So far we’ve only been doing basic queries and selections. Now we’re getting into complex logic to find more detailed insights with our data. We do this by writing expressions, which is basically adding math to our queries.
We’re going back to the ‘movies’ and ‘box office’ tables. The movie’s columns are ID, title, director, year, and length_minutes. Box office’s columns are movie_id, rating, domestic_sales, and international_sales.
For this first task, we want to view all the movies and their combined sales in millions; that last part is important. Since the ‘box office’ table only has domestic and international, we’ll have to combine them in this query.
SELECT title, (domestic_sales + international_sales) / 1000000 AS gross_sales_millions
FROM movies
JOIN boxoffice
ON movies.id = boxoffice.movie_id;
Of course we want to select the movie title. Then we add the domestic and international’s sales in a parenthesized equation. Again, we want to see these sales in millions, meaning we don’t need to see the full-figure number, we just want a few digits that represent millions. So for that, we’re gonna divide that sales sum by 1 million. This way if a movie’s box office is 80,000,000, it will only show as 80 in this final table. Finally, we set the column for these numbers AS ‘gross_sales_millions’. To recap, we just added the numbers of 2 columns and created a new column out of their sums.

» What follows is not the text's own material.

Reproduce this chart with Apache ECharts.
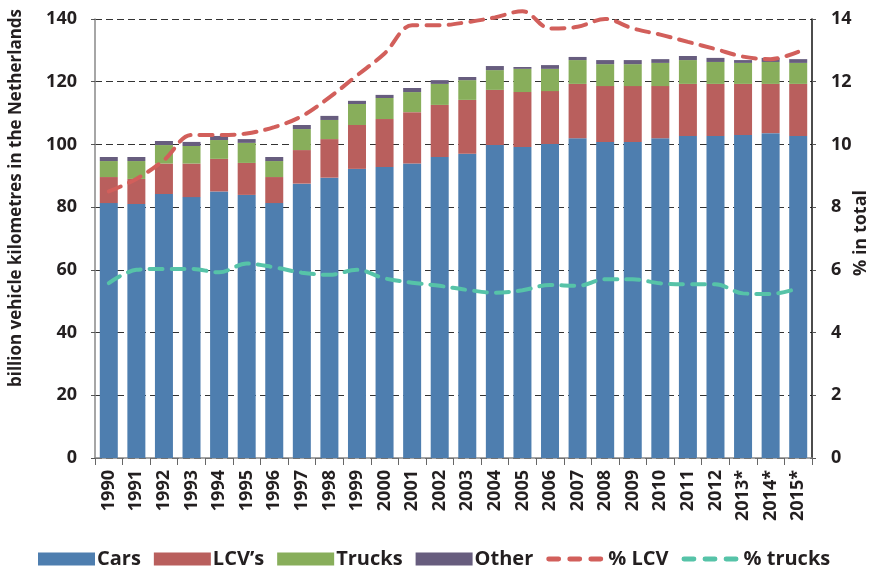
<!DOCTYPE html>
<html>
<head>
<meta charset="utf-8">
<script src="https://cdn.jsdelivr.net/npm/echarts@6/dist/echarts.min.js"></script>
<style>
html,body{margin:0;padding:0;background:#fff;}
#chart{width:872px;height:568px;}
</style>
</head>
<body>
<div id="chart"></div>
<script>
var years = ['1990','1991','1992','1993','1994','1995','1996','1997','1998','1999','2000','2001','2002','2003','2004','2005','2006','2007','2008','2009','2010','2011','2012','2013*','2014*','2015*'];
var cars = [81.3, 81.0, 84.2, 83.2, 85.0, 83.9, 81.3, 87.5, 89.4, 92.2, 92.8, 93.9, 96.0, 97.0, 99.8, 99.2, 100.1, 102.0, 100.8, 100.8, 102.0, 102.7, 102.7, 103.0, 103.6, 102.7];
var lcv = [8.3, 8.0, 9.7, 10.7, 10.4, 10.2, 8.3, 10.7, 12.3, 14.0, 15.3, 16.4, 16.6, 17.2, 17.6, 17.5, 16.9, 17.3, 17.8, 17.8, 16.6, 16.6, 16.6, 16.3, 15.7, 16.6];
var trucks = [5.1, 5.7, 5.9, 5.6, 6.0, 6.4, 5.1, 6.7, 6.1, 6.7, 6.7, 6.4, 6.7, 6.3, 6.3, 7.4, 7.1, 7.6, 7.0, 7.0, 7.4, 7.6, 7.0, 6.7, 7.0, 6.7];
var other = [1.3, 1.3, 1.3, 1.3, 1.3, 1.2, 1.3, 1.3, 1.3, 1.0, 1.0, 1.3, 1.2, 1.0, 1.3, 0.6, 1.2, 1.0, 1.3, 1.3, 1.2, 1.3, 1.3, 0.9, 1.3, 1.2];
var pctLcv = [8.5, 8.9, 9.5, 10.3, 10.3, 10.35, 10.55, 10.9, 11.5, 12.2, 12.9, 13.8, 13.8, 13.9, 14.05, 14.25, 13.7, 13.75, 14.0, 13.7, 13.5, 13.27, 13.04, 12.8, 12.72, 12.95];
var pctTrucks = [5.58, 6.0, 6.03, 6.03, 5.92, 6.2, 6.08, 5.91, 5.84, 6.0, 5.73, 5.59, 5.49, 5.36, 5.27, 5.35, 5.52, 5.49, 5.70, 5.70, 5.57, 5.54, 5.54, 5.25, 5.23, 5.41];

var FONT = '"Open Sans", "Noto Sans", sans-serif';
var TXT = '#231f20';
var DASH_ICON = 'path://M2,0h8a2,2 0 0 1 0,4h-8a2,2 0 0 1 0,-4z M19,0h8a2,2 0 0 1 0,4h-8a2,2 0 0 1 0,-4z M36,0h8a2,2 0 0 1 0,4h-8a2,2 0 0 1 0,-4z';
var chart = echarts.init(document.getElementById('chart'), null, {renderer: 'canvas'});

function barSeries(name, data, color) {
  return {name: name, type: 'bar', stack: 'total', data: data, barWidth: 18,
    itemStyle: {color: color}, emphasis: {disabled: true}};
}
function lineSeries(name, data, color) {
  return {name: name, type: 'line', yAxisIndex: 1, data: data, smooth: 0.35, clip: false,
    symbol: 'none', lineStyle: {color: color, width: 4, type: [13, 9], cap: 'round'},
    itemStyle: {color: color}, emphasis: {disabled: true}};
}
var legendText = {fontFamily: FONT, fontSize: 20, fontWeight: 'bold', color: TXT, padding: [0, 0, 0, -3]};
var legendTextLine = {fontFamily: FONT, fontSize: 20, fontWeight: 'bold', color: TXT, padding: [0, 0, 0, 0]};

chart.setOption({
  animation: false,
  textStyle: {fontFamily: FONT},
  grid: {left: 95, right: 60, top: 19, bottom: 110, containLabel: false},
  legend: {
    left: 33, top: 544, itemWidth: 57, itemHeight: 13, itemGap: 13,
    textStyle: legendText,
    data: [
      {name: 'Cars', icon: 'rect'}, {name: 'LCV\u2019s', icon: 'rect'},
      {name: 'Trucks', icon: 'rect'}, {name: 'Other', icon: 'rect'},
      {name: '% LCV', icon: DASH_ICON, textStyle: legendTextLine},
      {name: '% trucks', icon: DASH_ICON, textStyle: legendTextLine}
    ]
  },
  xAxis: {
    type: 'category', data: years,
    axisLine: {lineStyle: {color: '#888', width: 1.5}},
    axisTick: {show: true, length: 7, lineStyle: {color: '#666'}},
    axisLabel: {rotate: 90, margin: 12, fontFamily: FONT, fontSize: 18, fontWeight: 'bold', color: TXT, interval: 0}
  },
  yAxis: [
    {
      type: 'value', min: 0, max: 140, interval: 20,
      axisLine: {show: true, lineStyle: {color: '#888', width: 1.5}},
      axisTick: {show: true, length: 7, lineStyle: {color: '#555', type: [4, 3]}},
      axisLabel: {margin: 18, fontFamily: FONT, fontSize: 18, fontWeight: 'bold', color: TXT},
      splitLine: {show: true, lineStyle: {color: '#333', type: [7, 4], width: 1}}
    },
    {
      type: 'value', min: 0, max: 14, interval: 2, position: 'right',
      axisLine: {show: true, lineStyle: {color: '#111', width: 1.5}},
      axisTick: {show: true, length: 6, lineStyle: {color: '#555', type: [4, 3]}},
      axisLabel: {margin: 19, fontFamily: FONT, fontSize: 18, fontWeight: 'bold', color: TXT},
      splitLine: {show: false}
    }
  ],
  graphic: [{
    type: 'text', x: 16, y: 198, rotation: Math.PI / 2,
    style: {text: 'billion vehicle kilometres in the Netherlands', fontFamily: FONT, fontSize: 17,
      fontWeight: 'bold', fill: TXT, align: 'center', verticalAlign: 'middle'}
  }, {
    type: 'text', x: 861, y: 233, rotation: Math.PI / 2,
    style: {text: '% in total', fontFamily: FONT, fontSize: 18,
      fontWeight: 'bold', fill: TXT, align: 'center', verticalAlign: 'middle'}
  }],
  series: [
    barSeries('Cars', cars, '#4e7eaf'),
    barSeries('LCV\u2019s', lcv, '#b95f5d'),
    barSeries('Trucks', trucks, '#88ae5b'),
    barSeries('Other', other, '#675d7e'),
    lineSeries('% LCV', pctLcv, '#d25f5b'),
    lineSeries('% trucks', pctTrucks, '#56c3a8')
  ]
});
</script>
</body>
</html>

Next task, we want to view all the movies and their ratings in percentage form.
SELECT title, rating * 10 AS rating_percent
FROM movies
JOIN boxoffice
ON movies.id = boxoffice.movie_id;
Now in the ‘ratings’ column, the numbers are set on a 10-point scale in decimal form. To change these to percentage form, we simply multiply the ratings by 10, so if a rating is 8.2, that turns to 82%. And again we use the AS keyword to create a new column for our final result, which is ‘ratings_percent’ in this case.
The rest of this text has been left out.